A current of 2 A flows in the system of conductors as shown in the figure. The potential difference $V_P - V_R$ will be :

• A. 4 V
• B. 1 V
• C. 2 V
• D. 3 V

Answer 1

Answer: (A)

4 V

Answer 2

Here's how to solve this problem:

1. Circuit Analysis & Equivalent Resistances

   • The circuit has two paths from Q to R:

     • Path 1 (via P and S): Resistors in series: $R_{PQ} = 2\,\Omega$, $R_{PS} = 3\,\Omega$, and $R_{RS} = 7\,\Omega$. Total resistance = $2 + 3 + 7 = 12\,\Omega$.
     • Path 2 (Direct): A single resistor $R_{QR} = 3\,\Omega$.

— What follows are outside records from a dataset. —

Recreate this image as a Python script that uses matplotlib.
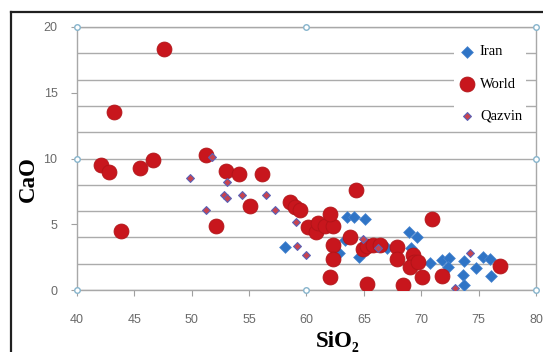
import matplotlib
matplotlib.use("Agg")
import matplotlib.pyplot as plt
from matplotlib.lines import Line2D
from matplotlib.ticker import MultipleLocator

# SiO2 / CaO values
world_x = [42.1, 42.8, 43.2, 43.8, 45.5, 46.65, 47.6, 51.2, 52.1, 53.0, 54.1, 55.1,
           56.1, 58.6, 59.0, 59.4, 60.15, 60.8, 61.0, 61.6, 62.3, 62.05, 62.35, 62.3,
           62.05, 63.8, 64.3, 64.95, 65.25, 65.8, 66.4, 65.25, 67.9, 67.9, 68.4, 69.25,
           69.4, 69.0, 69.7, 70.05, 70.9, 71.8, 76.9]
world_y = [9.5, 9.0, 13.5, 4.5, 9.3, 9.9, 18.3, 10.3, 4.9, 9.05, 8.8, 6.4,
           8.8, 6.7, 6.35, 6.1, 4.8, 4.4, 5.1, 4.9, 4.9, 5.8, 3.4, 2.35,
           1.0, 4.05, 7.6, 3.1, 3.35, 3.4, 3.45, 0.43, 3.3, 2.35, 0.37, 2.66,
           2.1, 1.73, 2.15, 1.0, 5.4, 1.08, 1.8]

iran_x = [58.1, 63.5, 64.1, 65.1, 63.35, 62.8, 64.6, 67.0, 68.9, 69.6, 69.1, 70.8,
          71.8, 72.4, 72.3, 73.7, 73.6, 73.7, 74.8, 75.35, 75.95, 76.05]
iran_y = [3.3, 5.55, 5.55, 5.38, 3.8, 2.8, 2.5, 3.17, 4.4, 4.05, 3.2, 2.08,
          2.28, 2.45, 1.75, 2.2, 1.14, 0.38, 1.65, 2.53, 2.35, 1.05]

qazvin_x = [49.85, 51.8, 51.2, 53.05, 52.8, 53.05, 54.35, 56.45, 57.25, 59.1, 59.2,
            60.0, 64.95, 66.25, 74.25, 72.95]
qazvin_y = [8.55, 10.1, 6.05, 8.2, 7.2, 7.0, 7.2, 7.2, 6.1, 5.2, 3.35,
            2.65, 3.9, 3.2, 2.85, 0.18]

xticks = [40, 45, 50, 55, 60, 65, 70, 75, 80]
yticks = [0, 5, 10, 15, 20]

fig = plt.figure(figsize=(5.43, 3.52), dpi=100)
ax = fig.add_axes([0.1418, 0.1761, 0.8453, 0.7472])

ax.scatter(iran_x, iran_y, marker="D", s=36, color="#2F74C6", edgecolor="#4A86D0",
           linewidth=0.5, label="Iran", zorder=3)
ax.scatter(world_x, world_y, marker="o", s=115, color="#C8161D", edgecolor="#B01418",
           linewidth=0.6, label="World", zorder=4)
ax.scatter(qazvin_x, qazvin_y, marker="D", s=16, color="#C9434E", edgecolor="#5A63B8",
           linewidth=0.8, label="Qazvin", zorder=5)

ax.set_xlim(40, 80)
ax.set_ylim(0, 20)
ax.set_xticks(xticks)
ax.set_yticks(yticks)
ax.yaxis.set_minor_locator(MultipleLocator(2))
ax.yaxis.remove_overlapping_locs = False
ax.grid(True, which="minor", axis="y", color="#ABABAB", linewidth=1.0)
ax.grid(False, axis="x")
ax.tick_params(axis="y", which="minor", length=0)
ax.tick_params(axis="both", which="major", direction="out", length=4, color="#A0A0A0",
               labelcolor="#6A6A6A", labelsize=9)
ax.tick_params(axis="x", pad=13)
ax.tick_params(axis="y", pad=10)
ax.set_xticklabels([str(v) for v in xticks], fontfamily="Liberation Sans")
ax.set_yticklabels([str(v) for v in yticks], fontfamily="Liberation Sans")
for s in ax.spines.values():
    s.set_color("#A8A8A8")
    s.set_linewidth(1.0)

# selection handles at the plot-area corners
hx = [40, 60, 80, 80, 40, 40, 60, 80]
hy = [20, 20, 20, 10, 10, 0, 0, 0]
ax.plot(hx, hy, linestyle="none", marker="o", markersize=4, mfc="white",
        mec="#86B4CC", mew=1.0, clip_on=False, zorder=6)

leg = ax.legend(loc="upper right", bbox_to_anchor=(0.995, 0.975), frameon=True,
                facecolor="white", edgecolor="none", framealpha=1, fancybox=False,
                labelspacing=1.3, handletextpad=0.3, handlelength=1.2, borderpad=0.3,
                prop={"family": "Liberation Serif", "size": 10.5})

fig.text(0.052, 0.49, "CaO", rotation=90, ha="center", va="center",
         fontfamily="Liberation Serif", fontweight="bold", fontsize=16.5)
fig.text(0.622, 0.03, "SiO\u2082", ha="center", va="center",
         fontfamily="Liberation Serif", fontweight="bold", fontsize=16.5)

# outer frame of the pasted chart
fig.add_artist(Line2D([0.021, 0.021], [0.0, 0.966], transform=fig.transFigure,
                      color="#202020", linewidth=1.6))
fig.add_artist(Line2D([0.021, 1.0], [0.966, 0.966], transform=fig.transFigure,
                      color="#202020", linewidth=1.6))

fig.savefig("out.png", dpi=100)
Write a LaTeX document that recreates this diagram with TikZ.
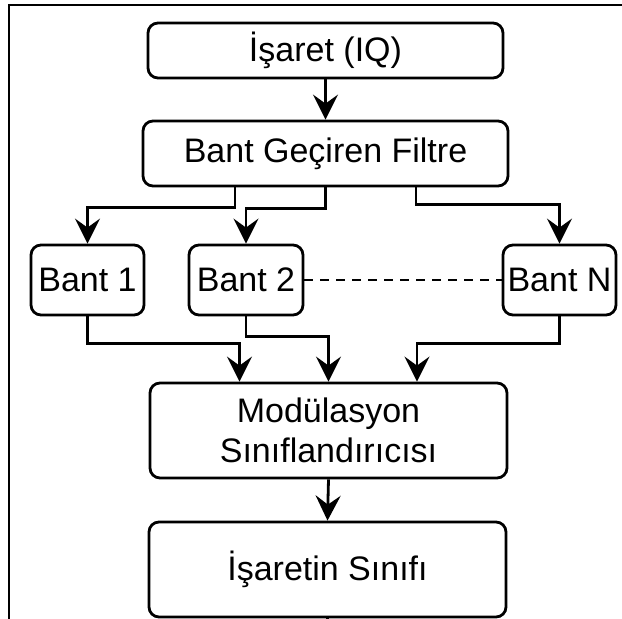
\documentclass[tikz,border=0pt]{standalone}
\usepackage{fontspec}
\setmainfont{Liberation Sans}
\usetikzlibrary{arrows.meta}

\tikzset{
  box/.style={draw=black, line width=2.8pt, rounded corners=10pt, fill=white,
    inner sep=0pt, align=center, font=\fontsize{34}{40}\selectfont},
  arr/.style={draw=black, line width=2.8pt,
    -{Stealth[length=25pt, width=25pt, inset=9pt]}},
  link/.style={draw=black, line width=2.8pt},
  dots/.style={draw=black, line width=2.6pt, dash pattern=on 9pt off 7pt},
  frame/.style={draw=black, line width=2pt}
}

\begin{document}
\begin{tikzpicture}[x=1pt, y=-1pt]
  \useasboundingbox (0,0) rectangle (622,619);

  % outer frame edges
  \coordinate (fbl) at (9,640);
  \coordinate (ftl) at (9,5);
  \coordinate (ftr) at (640,5);
  \draw[frame] (fbl) -- (ftl) -- (ftr);

  % blocks
  \node[box, minimum width=355pt, minimum height=55pt] (sig) at (325.5,50.5) {İşaret (IQ)};
  \node[box, minimum width=365pt, minimum height=65pt] (bpf) at (325.5,153.5) {Bant Geçiren Filtre};
  \node[box, minimum width=113pt, minimum height=70pt] (b1) at (87.5,280) {Bant 1};
  \node[box, minimum width=114pt, minimum height=70pt] (b2) at (246,280) {Bant 2};
  \node[box, minimum width=113pt, minimum height=70pt] (bN) at (559.5,280) {Bant N};
  \node[box, minimum width=357pt, minimum height=95pt] (mod) at (328.5,430.5) {Modülasyon\\Sınıflandırıcısı};
  \node[box, minimum width=357pt, minimum height=95pt] (cls) at (327.5,569.5) {İşaretin Sınıfı};

  % signal into the filter
  \draw[arr] (sig.south) -- (bpf.north);

  % filter outputs to the bands
  \draw[arr] ([xshift=-90.5pt]bpf.south) -- ++(0,20) -| (b1.north);
  \draw[arr] (bpf.south) -- ++(0,21) -| (b2.north);
  \draw[arr] ([xshift=90.5pt]bpf.south) -- ++(0,17) -| (bN.north);

  % bands in between
  \draw[dots] (b2.east) -- (bN.west);

  % bands into the classifier
  \draw[arr] (b1.south) -- ++(0,27) -| ([xshift=-89pt]mod.north);
  \draw[arr] (b2.south) -- ++(0,20) -| (mod.north);
  \draw[arr] (bN.south) -- ++(0,27) -| ([xshift=88.5pt]mod.north);

  % classifier to the result
  \draw[arr] (mod.south) -- (cls.north);
  \coordinate (tail) at (327.5,640);
  \draw[link] (cls.south) -- (tail);
\end{tikzpicture}
\end{document}
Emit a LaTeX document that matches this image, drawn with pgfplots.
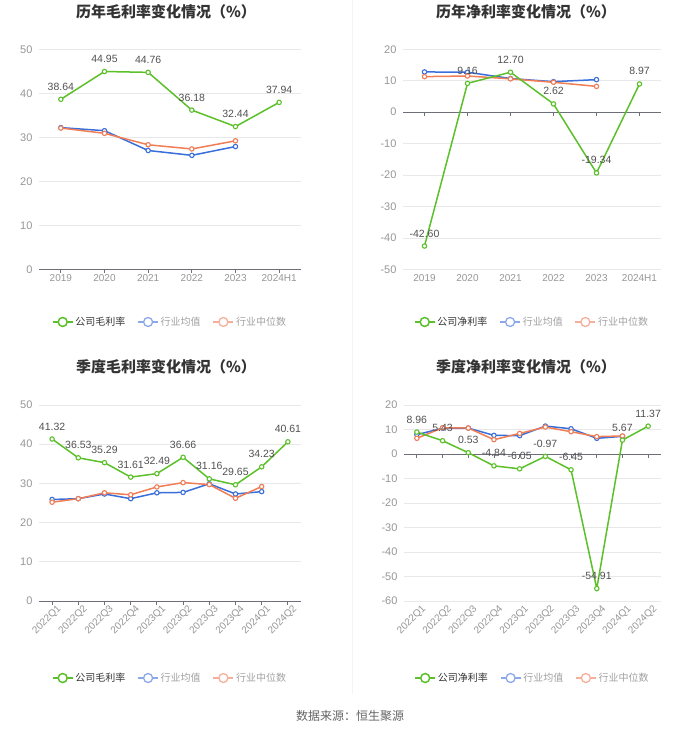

2. Determine Total Voltage

   • The two branches are in parallel. Their combined (equivalent) resistance is

     $$R_{\text{eq}} = \left(\frac{1}{12} + \frac{1}{3}\right)^{-1} = \left(\frac{1}{12} + \frac{4}{12}\right)^{-1} = \left(\frac{5}{12}\right)^{-1} = \frac{12}{5} = 2.4\,\Omega.$$

   • With a total current $I = 2\,A$, the voltage between Q and R is

     $$V_Q - V_R = I \times R_{\text{eq}} = 2 \times 2.4 = 4.8\,V.$$

3. Current Division in the Branches

   • The current through the direct branch (QR) is given by current division:

     $$I_{QR} = 2 \times \frac{1/3}{1/3 + 1/12} = 2 \times \frac{1/3}{5/12} = 2 \times \left(\frac{1}{3} \times \frac{12}{5}\right) = 2 \times \frac{4}{5} = 1.6\,A.$$

   • Thus, the current through the series branch (via P-S) is

     $$I_{\text{branch}} = 2 - 1.6 = 0.4\,A.$$

4. Finding $V_P$

   • In the series branch, the drop from Q to P (across the $2\,\Omega$ resistor) is:

     $$V_{PQ} = I_{\text{branch}} \times 2 = 0.4 \times 2 = 0.8\,V.$$

   • With $V_Q = 4.8\,V$ (since $V_Q - V_R = 4.8\,V$ and taking $V_R=0\,V$), we get:

     $$V_P = V_Q - V_{PQ} = 4.8 - 0.8 = 4.0\,V.$$

5. Final Answer

   • $\displaystyle V_P - V_R = 4.0\,V$.